Economic reforms have taken a backseat and market sentiments dented as the Centre has got into the fire fighting mode to douse the fires of scams, black money and corruption-related agitations.
As if the scams that tumbled out of the cupboards of
United Progressive Alliance (UPA) ministers - ex and current - were not enough of a headache for the Centre, agitations by crusaders of public probity -
Anna Hazare and
Baba Ramdev - have put the government on the mat over the last few months.
Unlike in the first tenure of the UPA government, when it had put the blame on the Left Front's stranglehold for lack of reforms, the UPA-II has none to blame this time, but itself, punters feel. Foreign direct investment (FDI) in insurance and retail, fuel sector decontrol, fertiliser pricing decontrol, action against corruption and banking sector reforms have been hanging fire for years, much before the crusaders of public probity took to the streets.
The disinvestment target for the current fiscal is expected to go haywire, with the markets remaining range bound and the Centre having to look at other sources as foreign investors are not forthcoming to fund the $1.5 trillion needed to fund infrastructure projects in the country.

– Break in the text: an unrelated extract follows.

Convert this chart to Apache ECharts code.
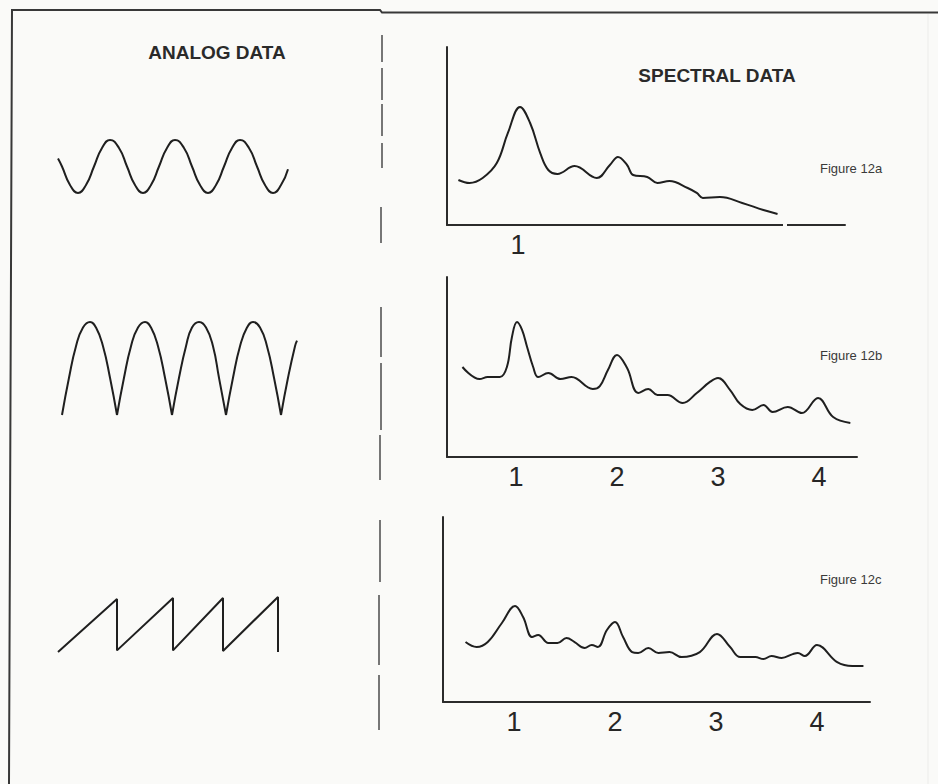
<!DOCTYPE html>
<html><head><meta charset="utf-8">
<script src="https://cdn.jsdelivr.net/npm/echarts@6/dist/echarts.min.js"></script>
<style>html,body{margin:0;padding:0;background:#fafaf8}#c{width:938px;height:784px}</style>
</head><body><div id="c"></div><script>
// ---- Analog waveforms (time in arbitrary units, amplitude normalised) ----
const sineWave = [[0,0.3],[4,0],[12,-0.7],[20,-1],[28,-0.7],[36,0],[44,0.7],[52,1],[61,0.7],[69,0],[77,-0.7],[85,-1],[93,-0.7],[101,0],[109,0.7],[117,1],[126,0.7],[134,0],[142,-0.7],[150,-1],[158,-0.7],[166,0],[174,0.7],[182,1],[191,0.7],[199,0],[207,-0.7],[215,-1],[223,-0.7],[230,-0.1]];
const rectifiedArches = [
  [[0,0],[7,0.4],[14,0.74],[21,0.94],[28,1],[34,0.94],[41,0.74],[48,0.4],[55,0]],
  [[55,0],[62,0.4],[69,0.74],[76,0.94],[83,1],[89,0.94],[96,0.74],[103,0.4],[110,0]],
  [[110,0],[117,0.4],[124,0.74],[130,0.94],[137,1],[144,0.94],[151,0.74],[157,0.4],[164,0]],
  [[164,0],[171,0.4],[178,0.74],[185,0.94],[191,1],[198,0.94],[205,0.74],[212,0.4],[219,0]],
  [[219,0],[226,0.4],[233,0.74],[235,0.8]]
];
const sawtoothWave = [[0,0],[59,0.98],[59,0.03],[115,1],[115,0.03],[165,1],[165,0.02],[220,1.02],[220,0]];

// ---- Spectral data (x = harmonic number, y = relative amplitude 0..10) ----
const spectrumA = [[0.41,2.53],[0.52,2.36],[0.65,2.64],[0.79,3.48],[0.90,5.17],[1.02,6.63],[1.12,5.73],[1.22,4.04],[1.30,3.09],[1.39,2.87],[1.56,3.31],[1.78,2.64],[1.91,3.37],[1.99,3.82],[2.08,3.37],[2.14,2.81],[2.28,2.70],[2.38,2.36],[2.50,2.47],[2.68,2.08],[2.77,1.80],[2.83,1.52],[3.00,1.57],[3.22,1.24],[3.43,0.84],[3.57,0.62]];
const spectrumB = [[0.47,5.0],[0.64,4.33],[0.72,4.44],[0.84,4.44],[0.91,5.0],[0.96,6.67],[1.01,7.5],[1.06,7.06],[1.11,6.11],[1.17,5.0],[1.22,4.44],[1.32,4.67],[1.44,4.33],[1.55,4.44],[1.76,3.78],[1.83,3.94],[1.91,4.83],[2.00,5.67],[2.10,4.94],[2.21,3.56],[2.31,3.78],[2.40,3.44],[2.50,3.44],[2.65,3.0],[2.79,3.56],[2.92,4.17],[3.00,4.39],[3.12,3.72],[3.22,2.94],[3.34,2.61],[3.45,2.89],[3.54,2.5],[3.69,2.78],[3.83,2.44],[3.99,3.28],[4.14,2.22],[4.31,1.89]];
const spectrumC = [[0.52,3.24],[0.63,2.97],[0.74,3.24],[0.88,4.27],[1.01,5.19],[1.09,4.59],[1.18,3.51],[1.24,3.62],[1.34,3.19],[1.43,3.19],[1.52,3.46],[1.60,3.24],[1.70,2.92],[1.77,3.08],[1.83,2.97],[1.92,3.89],[2.00,4.32],[2.08,3.51],[2.17,2.70],[2.23,2.65],[2.33,2.92],[2.43,2.65],[2.54,2.70],[2.66,2.43],[2.84,2.70],[3.01,3.68],[3.14,2.97],[3.24,2.43],[3.39,2.43],[3.47,2.32],[3.55,2.49],[3.65,2.38],[3.76,2.59],[3.81,2.65],[3.88,2.49],[4.00,3.08],[4.20,2.16],[4.35,1.95],[4.46,1.95]];
const harmonicTicksA = [1];
const harmonicTicksBC = [1, 2, 3, 4];
const figureLabels = ['Figure 12a', 'Figure 12b', 'Figure 12c'];
const headings = ['ANALOG DATA', 'SPECTRAL DATA'];

const INK = '#1f1f1f';
const BG = '#fafaf8';
const chart = echarts.init(document.getElementById('c'), null, {renderer: 'svg'});

const grids = [
  {left: 447, top: 47, width: 398, height: 178},
  {left: 447, top: 277, width: 410, height: 180},
  {left: 443, top: 517, width: 427, height: 185},
  {left: 58, top: 140, width: 230, height: 53},
  {left: 62, top: 322, width: 235, height: 93},
  {left: 58, top: 598, width: 220, height: 54}
].map(g => Object.assign({outerBoundsMode: 'none', containLabel: false}, g));

function specX(i, min, max, ticks) {
  return {type: 'value', gridIndex: i, min, max,
    axisLine: {show: true, onZero: false, lineStyle: {color: '#2b2b2b', width: 2}},
    axisTick: {show: false}, splitLine: {show: false},
    axisLabel: {customValues: ticks, margin: 6, fontSize: 27, color: '#262626', fontFamily: 'Liberation Sans'}};
}
function specY(i) {
  return {type: 'value', gridIndex: i, min: 0, max: 10,
    axisLine: {show: true, onZero: false, lineStyle: {color: '#2b2b2b', width: 2}},
    axisTick: {show: false}, splitLine: {show: false}, axisLabel: {show: false}};
}
function hidden(i, min, max) { return {type: 'value', gridIndex: i, min, max, show: false}; }

const xAxis = [
  specX(0, 0.297, 4.238, harmonicTicksA),
  specX(1, 0.317, 4.376, harmonicTicksBC),
  specX(2, 0.297, 4.525, harmonicTicksBC),
  hidden(3, 0, 230), hidden(4, 0, 235), hidden(5, 0, 220)
];
const yAxis = [specY(0), specY(1), specY(2), hidden(3, -1, 1), hidden(4, 0, 1), hidden(5, 0, 1)];

function lineSeries(i, data, smooth) {
  return {type: 'line', xAxisIndex: i, yAxisIndex: i, data, smooth, showSymbol: false, clip: false,
    silent: true, lineStyle: {color: INK, width: 2}};
}
const series = [
  lineSeries(0, spectrumA, 0.4),
  lineSeries(1, spectrumB, 0.4),
  lineSeries(2, spectrumC, 0.4),
  lineSeries(3, sineWave, 0.5),
  ...rectifiedArches.map(a => lineSeries(4, a, 0.5)),
  lineSeries(5, sawtoothWave, false)
];

const dividerDashes = [[382,35,62],[382,68,100],[382,104,136],[382,143,168],[381,207,243],[381,307,357],[381,363,430],[380,435,480],[380,520,582],[379,595,665],[379,675,730]];
const graphic = [
  {type: 'polyline', shape: {points: [[9,784],[12,10],[380,10],[382,12.5],[938,12.5]]}, style: {stroke: '#383838', lineWidth: 2, fill: null}},
  {type: 'line', shape: {x1: 928, y1: 14, x2: 928, y2: 784}, style: {stroke: '#ececea', lineWidth: 1}},
  {type: 'rect', z: 100, shape: {x: 783, y: 222, width: 4, height: 6}, style: {fill: BG}},
  ...dividerDashes.map(d => ({type: 'line', shape: {x1: d[0], y1: d[1], x2: d[0], y2: d[2]}, style: {stroke: '#555', lineWidth: 1.6}})),
  {type: 'text', x: 217, y: 52, style: {text: headings[0], font: 'bold 19px "Liberation Sans"', fill: '#2a2a2a', textAlign: 'center', textVerticalAlign: 'middle'}},
  {type: 'text', x: 717, y: 75, style: {text: headings[1], font: 'bold 19px "Liberation Sans"', fill: '#2a2a2a', textAlign: 'center', textVerticalAlign: 'middle'}},
  {type: 'text', x: 820, y: 168, style: {text: figureLabels[0], font: '13px "Liberation Sans"', fill: '#3a3a3a', textAlign: 'left', textVerticalAlign: 'middle'}},
  {type: 'text', x: 820, y: 355, style: {text: figureLabels[1], font: '13px "Liberation Sans"', fill: '#3a3a3a', textAlign: 'left', textVerticalAlign: 'middle'}},
  {type: 'text', x: 820, y: 579, style: {text: figureLabels[2], font: '13px "Liberation Sans"', fill: '#3a3a3a', textAlign: 'left', textVerticalAlign: 'middle'}}
];

chart.setOption({backgroundColor: BG, animation: false, grid: grids, xAxis, yAxis, series, graphic});
</script></body></html>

"They (political developments relating to probity agitations) don't augur well for the capital markets. The government will continue to be in non-stop fire fighting mode, and so decision making would continue to stand paralysed," said K.N. Sreenivasan, head-institutional equity sales of Emkay Global Financial Services.
Hike in
FDI limit in insurance sector from 26 per cent to 49 per cent can boost availability of longterm capital for funding ambitious infrastructure sector projects, while FDI in retail is expected to increase the qualitative employment opportunities. Fuel sector decontrol could directly address the vexed issue of spiralling government deficit. Banking sector reforms will enable consolidation in the banking sector and issuance of new bank licences, making the banking sector more vibrant.
"There is definite impact on the reforms. This is seen from the deferment of diesel prices on the reasoning of the current agitation," said Kishor Ostwal, chairman and managing director (CMD), CNI Research.
The equity market is running at the lower end of valuations with no retail participation and drop in volumes. The total turnover of the market - both BSE and NSE put together - which used to cross Rs 1.5 lakh crore struggled to cross the Rs 1 lakh crore-mark on Friday. "All negatives are factored in and the market may rise on even a little ray of hope of clarity on these (corruption and black money) fronts. The only condition where the market may react negatively by 10 per cent could be the fall of the government due to the aforesaid reasons," Ostwal added.
Corporate capex is in a state of limbo, and some signs of a slowdown in consumption are already emerging. Without economic reforms the transition from the government-led consumption to private-led consumption would not be possible, feels Sreenivasan.
Investors have still not lost faith in India's long-term growth potential, which is why markets are still not cracking despite the spate of negatives news one after the other. The major indices - BSE Sensex and NSE Nifty - have remained in a range over the last three weeks.